Just prior to this campsite, the Tuscarora reached its westernmost point, and made a turn to the northeast, which is the direction the trail will generally follow from here until it reconnects with the Appalachian Trail in Pennsylvania.
Continuing downhill from the campsite, the trail crossed Pond Run eight times. This reminded me a bit of Mission Creek on the Pacific Crest Trail, only in reverse. At the final crossing of Pond Run, I stopped to collect and filter water, which I’d need for tonight and the first few miles of tomorrow. It was a nice break (even if it meant adding several pounds of weight to my pack), though the gnats flying around my head were particularly annoying.
One thought of mine had been to cook dinner at the creek so there’d be less water (and food) to lug uphill. I didn’t, because it’d mean getting to the Gerhard Shelter, my destination for today, close to sunset, and I didn’t really want to risk that. Shortly after leaving the creek, I passed by a nice campsite, and was doubly glad I didn’t cook at the creek, because there was a perfectly good campsite (that I didn’t know about) that would have been a lot more comfortable.

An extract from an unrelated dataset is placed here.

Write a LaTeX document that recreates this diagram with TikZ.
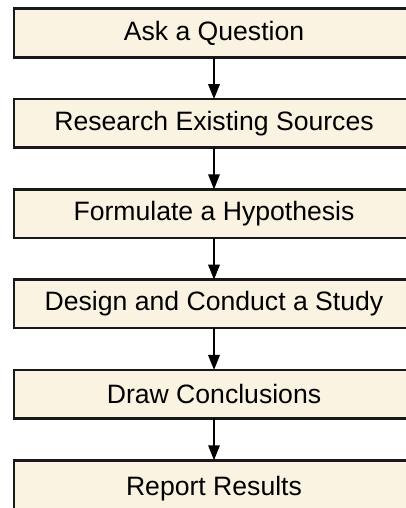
\documentclass[tikz,border=0pt]{standalone}
\usepackage{fontspec}
\setmainfont{Liberation Sans}
\usetikzlibrary{positioning,arrows.meta}

\definecolor{stepfill}{RGB}{250,243,225}

\begin{document}
\begin{tikzpicture}[x=1pt,y=1pt,
  stepbox/.style={draw=black!90,line width=2.6pt,fill=stepfill,minimum width=400pt,minimum height=48.5pt,outer sep=0pt,inner sep=0pt,font=\fontsize{26.6}{31}\selectfont},
  flow/.style={line width=1.8pt,-{Triangle[length=15pt,width=11.5pt]}},
  node distance=41.8pt]

\useasboundingbox (0,0) rectangle (406,-508);

\node[stepbox] (ask) at (214,-33) {Ask a Question};

\node[stepbox,below=of ask] (research) {Research Existing Sources};

\node[stepbox,below=of research] (hypo) {Formulate a Hypothesis};

\node[stepbox,below=of hypo] (study) {Design and Conduct a Study};

\node[stepbox,below=of study] (concl) {Draw Conclusions};

\node[stepbox,minimum height=56pt,below=of concl] (report) {Report Results};

\draw[flow] (ask) -- (research);

\draw[flow] (research) -- (hypo);

\draw[flow] (hypo) -- (study);

\draw[flow] (study) -- (concl);

\draw[flow] (concl) -- (report);

\end{tikzpicture}
\end{document}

After crossing another creek (which I’d been advised not to take water from, since it was downstream from farms), the trail turned onto a grassy road bed that was truly a delight to hike.
For a short time, it felt like one of the gentlest switchbacks ever constructed in the Appalachians. This, of course, was not true. After an initially nice leisurely jaunt back and forth, the trail turned sharply upward, and began climbing to the ridge in earnest. (Also with rocks and roots, rather than grass.) There were more switchbacks, but they felt so steep that they weren’t actually reducing the grade any.

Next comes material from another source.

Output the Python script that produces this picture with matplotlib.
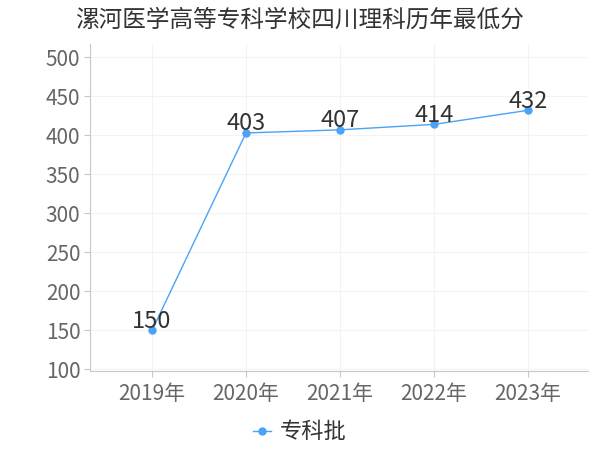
"""
漯河医学高等专科学校四川理科历年最低分 折线图
"""

import matplotlib
matplotlib.use("Agg")
import matplotlib.pyplot as plt

# ─── 数据 ───────────────────────────────────────────────────────────────────
years  = ["2019年", "2020年", "2021年", "2022年", "2023年"]
scores = [150, 403, 407, 414, 432]
series_name = "专科批"
title = "漯河医学高等专科学校四川理科历年最低分"
# ────────────────────────────────────────────────────────────────────────────

plt.rcParams["font.family"] = ["Noto Sans CJK SC", "DejaVu Sans"]
plt.rcParams["axes.unicode_minus"] = False

LINE_COLOR = "#4aa3f7"
TEXT_COLOR = "#666666"
AXIS_COLOR = "#c8c8c8"

fig = plt.figure(figsize=(6, 4.5), dpi=100)
ax = fig.add_axes([90 / 600, 1 - 371 / 450, 498 / 600, 327 / 450])

x = list(range(len(years)))
ax.plot(x, scores, color=LINE_COLOR, lw=1, marker="o", markersize=5,
        label=series_name)

for xi, v in zip(x, scores):
    ax.annotate(str(v), xy=(xi, v), xytext=(0, 2), textcoords="offset points",
                ha="center", va="baseline", fontsize=17, color="#333333")

ax.set_xlim(-0.66, 4.64)
ax.set_ylim(98, 517)
ax.set_yticks(range(100, 501, 50))
ax.set_xticks(x)
ax.set_xticklabels(years)

ax.tick_params(axis="both", labelsize=15, colors=AXIS_COLOR, labelcolor=TEXT_COLOR,
               length=4, width=0.8)
ax.tick_params(axis="x", pad=5)
ax.tick_params(axis="y", pad=3)
for side in ("top", "right"):
    ax.spines[side].set_visible(False)
for side in ("left", "bottom"):
    ax.spines[side].set_color(AXIS_COLOR)

ax.grid(color="#f3f3f3", lw=0.8)
ax.set_axisbelow(True)

fig.text(0.5, 1 - 20 / 450, title, ha="center", va="center",
         fontsize=17, color="#333333")

fig.legend(loc="center", bbox_to_anchor=(0.5, 1 - 432 / 450), frameon=False,
           fontsize=16, handlelength=0.8, handletextpad=0.4,
           labelcolor="#333333")

fig.savefig("out.png", dpi=100)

It was still fairly warm today, which did me no favors on the steep climb, and I had to stop for a short break on a rock to cool down and regain some energy.
The trail started off climbing the ridge, which straddles the Virginia-West Virginia border (at least for now), from the West Virginia side of the mountain. As it got closer to Gerhard Shelter, it eventually switched to the Virginia side of the ridge. Along the way, views both to the east and west could be seen, though most were occluded by trees. It’d be a better sight in the winter.

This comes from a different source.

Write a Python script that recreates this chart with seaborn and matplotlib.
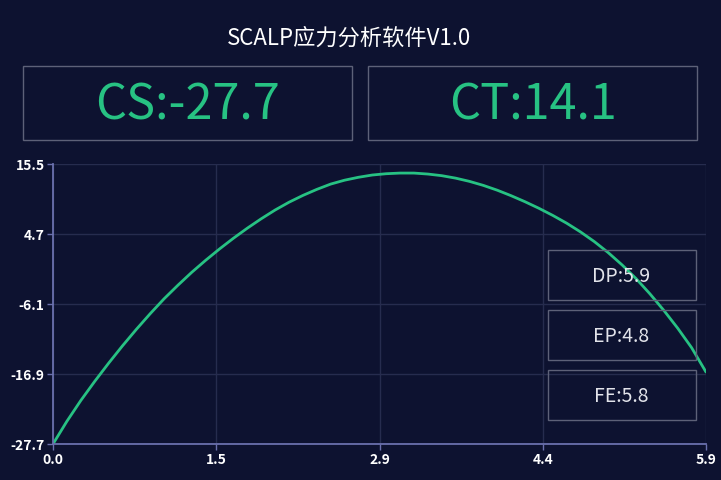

I arrived at the shelter shortly before six, and immediately got to work drying off and starting dinner. the shelter’s roof was rather low to the ground, exposed to the sun, and black, so I put my socks on the roof, hoping that would help dry them quicker.
Gerhard Shelter does have a spring, however, it’s over half a mile down the mountain, and it runs dry in drier conditions. (John Stacy confirmed that it was currently dry when we met.) This was the main impetus behind a large water carry up to the shelter. And if it weren’t for the water drop he’ll make for me tomorrow, I’d have had to carry even more water: it’s a dry stretch between Gerhard and my destination for tomorrow, Pinnacle Shelter.
For dinner, I “treated” myself to a soda (that I had been lugging from Toms Brook) and which was part of the “plan” to make sure I had sufficient water. Unfortunately, it’s caffeinated, so I’m not expecting to sleep well tonight.
Pinnacle is a long way away — 17.3 miles — so I set an alarm for 6 am. Fortunately, though, the trail should mostly follow and bounce along the ridge, so even though it’ll be long tomorrow, it shouldn’t be terribly hard.